Final Local Search Flashcards
Q1. What is the state space of local search for a CSP?
Answer: It is the space of complete assignments to the variables of the CSP.
Q2. What are two limitations of local search?
Answer: First, it is not guaranteed to find a solution if one exists (not complete). Second, it is not able to show if solution does not exist.
Q3. Plateaus are set of connected states {n1, …, nk} with h(n1) = h(n2) = … = h(nk). Why are plateaus a problem for local search?
Answer: Because local search relies on h(n) when deciding which neighbor to choose. If they all are the same it will struggle and will probably fail.
Q4. Why does randomization help in local search?
Answer: Randomness helps avoiding getting trapped in local minima.
Q5. Explain how the next state is chosen in simulated annealing.
Answer: First we pick a variable on random and assign a value on random. Then we check if it is an improvement over current state. If it is, adopt it, otherwise adopt it probabilistically with probability e^((h(n) - h(n’))/T) where n is current state, n’ is next state, T is temperature parameter.
Q6. How would you change a local search algorithm to better find global maxima that are surrounded by local maxima? Assume that the neighbor relation is fixed.

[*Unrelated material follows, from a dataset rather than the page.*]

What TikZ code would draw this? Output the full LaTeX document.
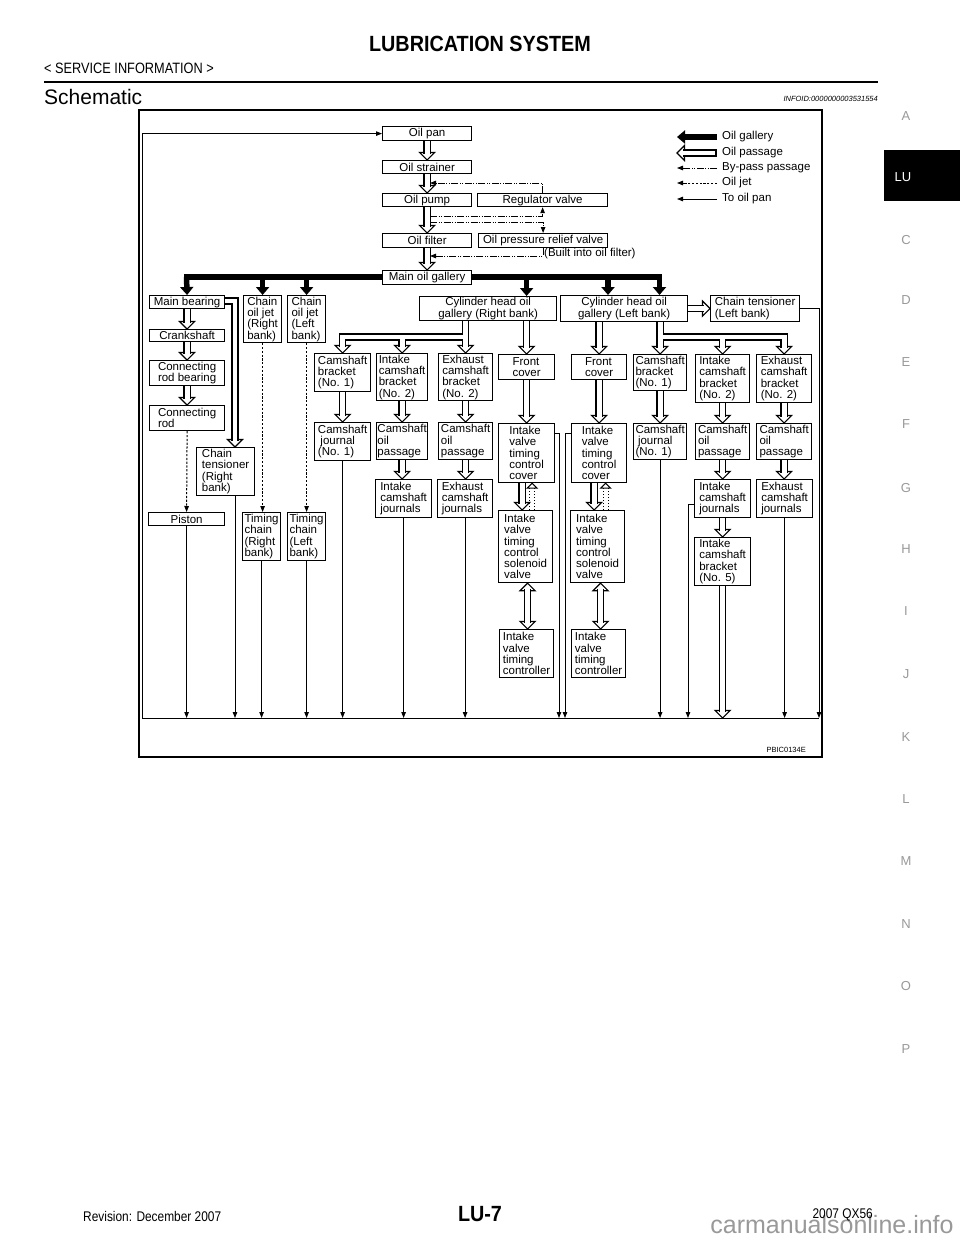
\documentclass[tikz,border=0pt]{standalone}
\usepackage{fontspec}
\setmainfont{Liberation Sans}
\usepackage{graphicx}
\usetikzlibrary{arrows.meta,calc}
\pgfdeclarelayer{bg}
\pgfdeclarelayer{paper}
\pgfsetlayers{paper,bg,main}
\newcommand\bxfont{\fontsize{11.5}{11.3}\selectfont}
\newcommand\Bx[7][left]{\node[box,align=#1,minimum width={#5-#3},minimum height={#6-#4}] (#2) at (#3,#4) {#7};}
\newcommand\HolD[2]{\pic at (#2) {hh};\draw[pipe] (#1) -- ($(#2)+(0,-6)$);}
\newcommand\HolB[2]{\pic[rotate=180] at (#1) {hh};\pic at (#2) {hh};\draw[pipe] ($(#1)+(0,6)$) -- ($(#2)+(0,-6)$);}
\newcommand\DotU[2]{\pic[rotate=180] at (#2) {hs};\draw[dotted,line width=1pt] ($(#1)+(-2.5,0)$) -- ($(#2)+(-2.5,4.5)$) ($(#1)+(2.5,0)$) -- ($(#2)+(2.5,4.5)$);}
\begin{document}
\begin{tikzpicture}[x=1pt,y=-1pt,
  box/.style={draw,line width=1.2pt,fill=white,inner sep=0pt,font=\bxfont,anchor=north west},
  pipe/.style={draw=white,line width=4.8pt,line join=miter,preaction={draw=black,line width=7.4pt,line join=miter}},
  hh/.pic={\draw[line width=1.2pt,fill=white,line join=miter] (-7.5,-7.5) -- (0,0) -- (7.5,-7.5) -- cycle;},
  hs/.pic={\draw[line width=1pt,fill=white,line join=miter] (-5,-5) -- (0,0) -- (5,-5) -- cycle;},
  gal/.style={line width=5.5pt,-{Triangle[length=8pt,width=13pt]}},
  topan/.style={line width=1pt,-{Triangle[length=6pt,width=4.5pt]}},
  jet/.style={topan,dash pattern=on 2.2pt off 1.6pt},
  byp/.style={topan,dash pattern=on 7pt off 1.5pt on 1pt off 1.5pt on 1pt off 1.5pt},
  lbl/.style={font=\bxfont,inner sep=0pt},
  tab/.style={font=\fontsize{13}{13}\selectfont,text=black!40,inner sep=0pt},
]
\begin{pgfonlayer}{paper}
\fill[white] (0,0) rectangle (960,1242);
\end{pgfonlayer}
\useasboundingbox (0,0) rectangle (960,1242);

% ---------- page header ----------
\node[inner sep=0pt] (title) at (480,44) {\scalebox{0.9}[1]{\fontsize{22}{22}\selectfont\bfseries LUBRICATION SYSTEM}};
\node[inner sep=0pt,anchor=west] (svc) at (44,68) {\scalebox{0.85}[1]{\fontsize{15}{15}\selectfont <\ SERVICE INFORMATION\ >}};
\draw[line width=2pt] (44,82) -- (878,82);
\node[inner sep=0pt,anchor=west] (sch) at (44,97) {\fontsize{21}{21}\selectfont Schematic};
\node[inner sep=0pt,anchor=east] (info) at (878,99) {\fontsize{7.5}{7.5}\selectfont\itshape INFOID:0000000003531554};

% ---------- side tabs ----------
\node[tab] (tA) at (906,116) {A};
\fill[black] (884,150) rectangle (960,201);
\node[tab,text=white] (tLU) at (903,177) {LU};
\node[tab] (tC) at (906,240) {C};
\node[tab] (tD) at (906,300) {D};
\node[tab] (tE) at (906,362) {E};
\node[tab] (tF) at (906,424) {F};
\node[tab] (tG) at (906,488) {G};
\node[tab] (tH) at (906,549) {H};
\node[tab] (tI) at (906,611) {I};
\node[tab] (tJ) at (906,674) {J};
\node[tab] (tK) at (906,737) {K};
\node[tab] (tL) at (906,799) {L};
\node[tab] (tM) at (906,861) {M};
\node[tab] (tN) at (906,924) {N};
\node[tab] (tO) at (906,986) {O};
\node[tab] (tP) at (906,1049) {P};

% ---------- footer ----------
\node[inner sep=0pt,anchor=west] (rev) at (83,1216) {\scalebox{0.85}[1]{\fontsize{14}{14}\selectfont Revision: December 2007}};
\node[inner sep=0pt] (pg) at (480,1214) {\scalebox{0.9}[1]{\fontsize{22}{22}\selectfont\bfseries LU-7}};
\node[inner sep=0pt] (wm) at (832,1225) {\fontsize{25}{25}\selectfont\color{black!40}carmanualsonline.info};
\node[inner sep=0pt,anchor=east] (mdl) at (873,1215) {\scalebox{0.85}[1]{\fontsize{14}{14}\selectfont 2007 QX56}};

% ---------- frame ----------
\draw[line width=1.5pt] (139,110) rectangle (822,757);
\node[inner sep=0pt,anchor=east] (code) at (806,750) {\fontsize{7.5}{7.5}\selectfont PBIC0134E};

% ---------- boxes ----------
\Bx[center]{opan}{382}{126}{471}{140}{Oil pan}
\Bx[center]{strn}{382}{160}{471}{173}{Oil strainer}
\Bx[center]{pump}{382}{193}{471}{206}{Oil pump}
\Bx[center]{filt}{382}{233}{471}{247}{Oil filter}
\Bx[center]{mog}{382}{270}{471}{284}{Main oil gallery}
\Bx[center]{reg}{477}{193}{607}{206}{Regulator valve}
\Bx[center]{rel}{478}{233}{607}{247}{Oil pressure relief valve}

\Bx[center]{mb}{149}{295}{224}{308}{Main bearing}
\Bx[center]{crk}{149}{329}{224}{341}{Crankshaft}
\Bx[center]{crb}{149}{360}{224}{385}{Connecting\\rod bearing}
\Bx{crod}{149}{405}{224}{430}{Connecting\\rod}
\Bx{ctR}{196}{447}{254}{495}{Chain\\tensioner\\(Right\\bank)}
\Bx[center]{pis}{148}{512}{224}{525}{Piston}
\Bx{cjR}{243}{295}{281}{342}{Chain\\oil jet\\(Right\\bank)}
\Bx{cjL}{287}{295}{325}{342}{Chain\\oil jet\\(Left\\bank)}
\Bx{tcR}{242}{512}{280}{560}{Timing\\chain\\(Right\\bank)}
\Bx{tcL}{287}{512}{325}{560}{Timing\\chain\\(Left\\bank)}

\Bx[center]{crR}{419}{296}{556}{320}{Cylinder head oil\\gallery (Right bank)}
\Bx[center]{crL}{560}{295}{687}{321}{Cylinder head oil\\gallery (Left bank)}
\Bx{ctL}{710}{295}{799}{321}{Chain tensioner\\(Left bank)}

\Bx{cbR}{314}{353}{370}{391}{Camshaft\\bracket\\(No. 1)}
\Bx{ibR}{376}{353}{427}{400}{Intake\\camshaft\\bracket\\(No. 2)}
\Bx{ebR}{438}{353}{492}{400}{Exhaust\\camshaft\\bracket\\(No. 2)}
\Bx{fcR}{498}{354}{554}{379}{Front\\cover}
\Bx{jR}{314}{422}{370}{460}{Camshaft\\\hspace*{2.5pt}journal\\(No. 1)}
\Bx{opR1}{376}{422}{427}{459}{Camshaft\\oil\\passage}
\Bx{opR2}{438}{422}{492}{459}{Camshaft\\oil\\passage}
\Bx{ijR}{375}{479}{431}{517}{Intake\\camshaft\\journals}
\Bx{ejR}{437}{479}{492}{517}{Exhaust\\camshaft\\journals}
\Bx{cvR}{498}{423}{554}{482}{Intake\\valve\\timing\\control\\cover}
\Bx{solR}{498}{510}{552}{582}{Intake\\valve\\timing\\control\\solenoid\\valve}
\Bx{ctrR}{499}{629}{553}{677}{Intake\\valve\\timing\\controller}

\Bx{fcL}{571}{354}{626}{379}{Front\\cover}
\Bx{cvL}{571}{423}{626}{482}{Intake\\valve\\timing\\control\\cover}
\Bx{solL}{570}{510}{624}{582}{Intake\\valve\\timing\\control\\solenoid\\valve}
\Bx{ctrL}{571}{629}{625}{677}{Intake\\valve\\timing\\controller}
\Bx{cbL}{633}{354}{686}{390}{Camshaft\\bracket\\(No. 1)}
\Bx{ibL}{695}{354}{749}{402}{Intake\\camshaft\\bracket\\(No. 2)}
\Bx{ebL}{756}{354}{811}{402}{Exhaust\\camshaft\\bracket\\(No. 2)}
\Bx{jL}{633}{423}{686}{459}{Camshaft\\\hspace*{2.5pt}journal\\(No. 1)}
\Bx{opL1}{695}{423}{749}{459}{Camshaft\\oil\\passage}
\Bx{opL2}{756}{423}{811}{459}{Camshaft\\oil\\passage}
\Bx{ijL}{694}{479}{750}{517}{Intake\\camshaft\\journals}
\Bx{ejL}{756}{479}{812}{517}{Exhaust\\camshaft\\journals}
\Bx{b5}{694}{537}{750}{585}{Intake\\camshaft\\bracket\\(No. 5)}

\node[lbl,anchor=west] (blt) at (544,254) {(Built into oil filter)};

% ---------- legend ----------
\coordinate (la1) at (677,137); \coordinate (lb1) at (717,137);
\coordinate (la2) at (677,153); \coordinate (lb2) at (716,153);
\coordinate (la3) at (677,168); \coordinate (lb3) at (717,168);
\coordinate (la4) at (677,183); \coordinate (lb4) at (717,183);
\coordinate (la5) at (677,199); \coordinate (lb5) at (717,199);
\node[lbl,anchor=west] (lt1) at (722,137) {Oil gallery};
\node[lbl,anchor=west] (lt2) at (722,153) {Oil passage};
\node[lbl,anchor=west] (lt3) at (722,168) {By-pass passage};
\node[lbl,anchor=west] (lt4) at (722,183) {Oil jet};
\node[lbl,anchor=west] (lt5) at (722,199) {To oil pan};

% ---------- coordinates ----------
\coordinate (cL) at (142,718);
\coordinate (cR) at (819,718);
\coordinate (s1) at (430,183);
\coordinate (s2) at (430,216);
\coordinate (s3) at (430,222);
\coordinate (s4) at (430,256);
\coordinate (e1) at (235,301);
\coordinate (k1) at (559,433);
\coordinate (k2) at (565,433);
\coordinate (k3) at (688,504);
\coordinate (g0) at (186.5,277);
\coordinate (g1) at (659.5,277);
\coordinate (d4) at (608,277);
\coordinate (v1) at ([xshift=-4.5pt]cvR.south);
\coordinate (u1) at ([xshift=5.5pt]cvR.south);
\coordinate (v2) at ([xshift=-5pt]cvL.south);
\coordinate (u2) at ([xshift=6.5pt]cvL.south);
\coordinate (w1) at ([xshift=1pt]ctrR.north);
\coordinate (w2) at ([xshift=2pt]ctrL.north);
\coordinate (tR) at (crR.south -| ebR.north);
\coordinate (bR) at (465,337);
\coordinate (tL) at (crL.south -| cbL.north);
\coordinate (bL) at (659.5,337);

\begin{pgfonlayer}{bg}
% legend arrows
\draw[gal] (lb1) -- (la1);
\pic[rotate=-90] at (la2) {hh};
\draw[pipe] ($(la2)+(6,0)$) -- (lb2);
\draw[line width=1.2pt] ($(lb2)+(0,-3.7)$) -- ($(lb2)+(0,3.7)$);
\draw[byp] (lb3) -- (la3);
\draw[jet] (lb4) -- (la4);
\draw[topan] (lb5) -- (la5);

% main column
\HolD{opan.south}{strn.north}
\HolD{strn.south}{pump.north}
\HolD{pump.south}{filt.north}
\HolD{filt.south}{mog.north}

% by-pass passages
\draw[byp] (reg.north) |- (s1);
\draw[byp] (s2) -| (reg.south);
\draw[byp] (s3) -| (rel.north);
\draw[byp] (rel.south) |- (s4);

% oil gallery
\draw[line width=5.5pt,line cap=rect] (g0) -- (g1);
\draw[gal] (g0) -- (mb.north);
\draw[gal] (cjR.north |- g0) -- (cjR.north);
\draw[gal] (cjL.north |- g0) -- (cjL.north);
\draw[gal] (fcR.north |- g0) -- (fcR.north |- crR.north);
\draw[gal] (d4) -- (d4 |- crL.north);
\draw[gal] (g1) -- (g1 |- crL.north);

% crank side
\HolD{mb.south}{crk.north}
\HolD{crk.south}{crb.north}
\HolD{crb.south}{crod.north}
\pic at (e1 |- ctR.north) {hh};
\draw[pipe] (mb.east |- e1) -| ($(e1 |- ctR.north)+(0,-6)$);
\draw[jet] (crod.south) -- (pis.north);
\draw[jet] (cjR.south) -- (cjR.south |- tcR.north);
\draw[jet] (cjL.south) -- (cjL.south |- tcL.north);

% right bank
\HolD{fcR.north |- crR.south}{fcR.north}
\pic at (cbR.north) {hh};
\pic at (ibR.north) {hh};
\pic at (ebR.north) {hh};
\draw[pipe] (tR) -- ($(ebR.north)+(0,-6)$)
  ($(cbR.north)+(0,-6)$) |- (bR)
  (ibR.north |- bR) -- ($(ibR.north)+(0,-6)$);
\HolD{cbR.south}{cbR.south |- jR.north}
\HolD{ibR.south}{ibR.south |- opR1.north}
\HolD{opR1.south}{opR1.south |- ijR.north}
\HolD{ebR.south}{ebR.south |- opR2.north}
\HolD{opR2.south}{opR2.south |- ejR.north}
\HolD{fcR.south}{fcR.south |- cvR.north}
\HolD{v1}{v1 |- solR.north}
\DotU{u1 |- solR.north}{u1}
\HolB{w1 |- solR.south}{w1}

% left bank
\HolD{fcL.north |- crL.south}{fcL.north}
\HolD{fcL.south}{fcL.south |- cvL.north}
\HolD{v2}{v2 |- solL.north}
\DotU{u2 |- solL.north}{u2}
\HolB{w2 |- solL.south}{w2}
\pic[rotate=90] at (ctL.west) {hh};
\draw[pipe] (crL.east) -- ($(ctL.west)+(-6,0)$);
\pic at (cbL.north) {hh};
\pic at (ibL.north) {hh};
\pic at (ebL.north) {hh};
\draw[pipe] (tL) -- ($(cbL.north)+(0,-6)$)
  (bL) -| ($(ebL.north)+(0,-6)$)
  (ibL.north |- bL) -- ($(ibL.north)+(0,-6)$);
\HolD{cbL.south}{cbL.south |- jL.north}
\HolD{ibL.south}{ibL.south |- opL1.north}
\HolD{opL1.south}{opL1.south |- ijL.north}
\HolD{ijL.south}{ijL.south |- b5.north}
\HolD{b5.south}{b5.south |- cL}
\HolD{ebL.south}{ebL.south |- opL2.north}
\HolD{opL2.south}{opL2.south |- ejL.north}

% return to oil pan
\draw[topan] (cR) -- (cL) |- (opan.west);
\draw[topan] (pis.south) -- (pis.south |- cL);
\draw[topan] (ctR.south -| e1) -- (e1 |- cL);
\draw[topan] (tcR.south) -- (tcR.south |- cL);
\draw[topan] (tcL.south) -- (tcL.south |- cL);
\draw[topan] (jR.south) -- (jR.south |- cL);
\draw[topan] (ijR.south) -- (ijR.south |- cL);
\draw[topan] (ejR.south) -- (ejR.south |- cL);
\draw[topan] (cvR.east |- k1) -- (k1) -- (k1 |- cL);
\draw[topan] (cvL.west |- k2) -- (k2) -- (k2 |- cL);
\draw[topan] (jL.south) -- (jL.south |- cL);
\draw[topan] (ijL.west |- k3) -- (k3) -- (k3 |- cL);
\draw[topan] (ejL.south) -- (ejL.south |- cL);
\draw[topan] (ctL.east) -| (cR);
\end{pgfonlayer}
\end{tikzpicture}
\end{document}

Answer: We can add randomization. Random reset and random walk to escape local maximas.
Q7. How would you change a local search algorithm to better find global maxima that are surrounded by plateaus? Assume that the neighbor relation is fixed.
Q8. How would you design a local search algorithm for a problem where there are no plateaus and no local minima that are not global minima? Assume that the neighbor relation is fixed.
Answer: Use only greedy descent. No randomization.
Q9. What is the difference between a random step and a random restart?
Answer: In a random walk, you move to a random neighbour. In a random restart, you randomly assign values to all variables.
Q10. Consider two local search algorithms, A and B. A solves x% of the problems it is given within (.25x)^2 minutes. B solves y% of the problems it is given within y minutes. Is one algorithm always better than the other? If not, which algorithm would you use when?
Answer: For A, solving time for x% is (0.25)^2*x^2. For small x% (< ~15%) it will solve faster than B, but as x% and y% increase, B does better than A.
QA11. What is the key weakness of stochastic local search?
Answer: With SLS we cannot show that no solution exists.
QA12. In local search, how do we determine neighbours?
Answer: A neighbour is usually just a small incremental change to variable assignment. For example, a neighbour might be an assignment in which one variable’s value has changed.